Most new boats do not come equipped with an anchor, but every boat should have one on board. You may want to drop the anchor to hold the boat in a secluded cove for an afternoon of relaxation or even an overnight stay, or just to hold your boat over fishing structure.
The anchor is most important as a critical item of safety gear. If you should lose power, it’s the anchor that’s going to keep your boat from drifting into peril, be it rocks or another shoal, or the dangers of a surf-swept shoreline. The best anchor first depends on the size and type of your boat.
A tall sportfishing boat or power cruiser that can catch a lot of wind will need heavier gear, for example, then a low-profile bass boat. Boats used for long-distance cruising may need to anchor in rough weather, and on a variety of bottoms, and thus will need not only heavier gear but also several different anchors suitable for different bottom conditions.
Consult a Boat Anchor Size Chart
Anchor manufacturer guidance, usually based on boat length, can be a good starting point to determine which size anchor is appropriate for your boat. If your boat is heavier than typical boats of that length, or presents more windage, you should select a larger anchor.
The same logic applies if you frequent an area with high winds. Generally, the bigger the anchor, the better, but the anchor’s holding power in the bottom, rather than its weight, is what really matters. Always keep your ground tackle (the anchor and its rode, or line) ready to deploy at a moment’s notice.
Types of Boat Anchors
Once you have a better idea of what size anchor you need for your boat, you'll also want to consider the type of anchor. Let's explore some of the most popular options available for boaters when it comes to anchors.
Very large mushroom anchors are used for moorings or securing buoys. Small mushroom anchors may be effective in the softest river bottom but have minimal holding power. They should be used only for personal watercrafts, small aluminum fishing boats, or dinghies.
Danforth or Fluke Anchor
This style of anchor is a good choice for smaller boats because it folds flat and is easy to stow, and has great holding power for its weight. Its wide, sharp flukes sink into sand and hard-mud bottoms, but are less effective in deep mud or a grassy bottom. If the wind shifts and boat drifts over the anchor and then in the opposite direction from which it was set, a Danforth anchor can pull free.

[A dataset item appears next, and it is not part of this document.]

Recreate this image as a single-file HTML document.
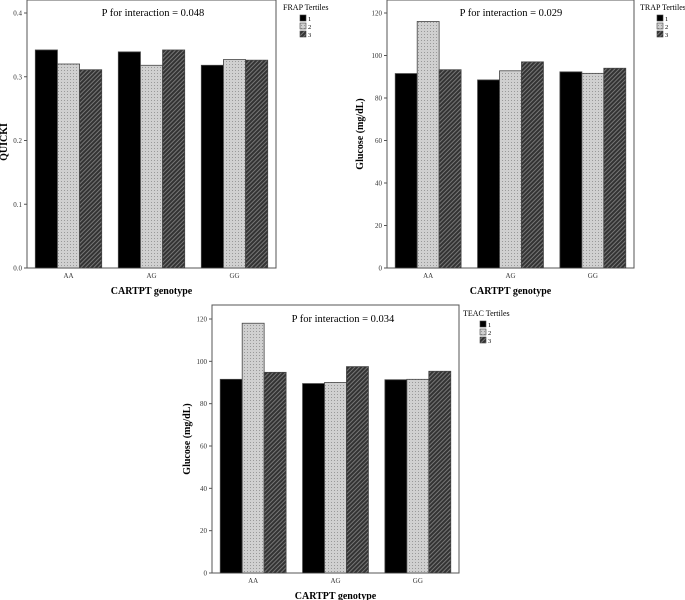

A plow anchor is a little more cumbersome than a Danforth, and is a good choice if the anchor is secured on a bow roller rather than in an anchor locker in the boat. A plow anchor has a single penetrating point and is more likely to reset itself if boat position changes. It can be more effective than the Danforth in light grass, has the strength to hold in a rocky bottom if it gets a good grip, and does well in soft bottoms.
This non-folding anchor is similar to the plow anchor, but has a broader scoop shape that works well in mud, clay or sandy bottoms. These anchors are also strong enough to hold on a rocky bottom. A claw anchor will re-set quickly if the wind changes. It may not work well on a very hard bottom, or in thick vegetation, both challenging for all types of anchors. This anchor is also best-suited to installation with a bow roller or windlass.
Shaped like a grappling hook, this anchor has multiple tines or points, and is designed to grab onto structure on the bottom—such as rocks or submerged timber—rather than sink into the bottom. The tines usually fold up along the shank so that the anchor is more compact for stowage. On some models the tines are designed to bend to make it easier to retrieve the anchor if it becomes snagged on bottom structure. The tines can them be bent back into shape. Grapnel anchors are available in many sizes, including very small models for jon boats, skiffs or small boats, like kayaks.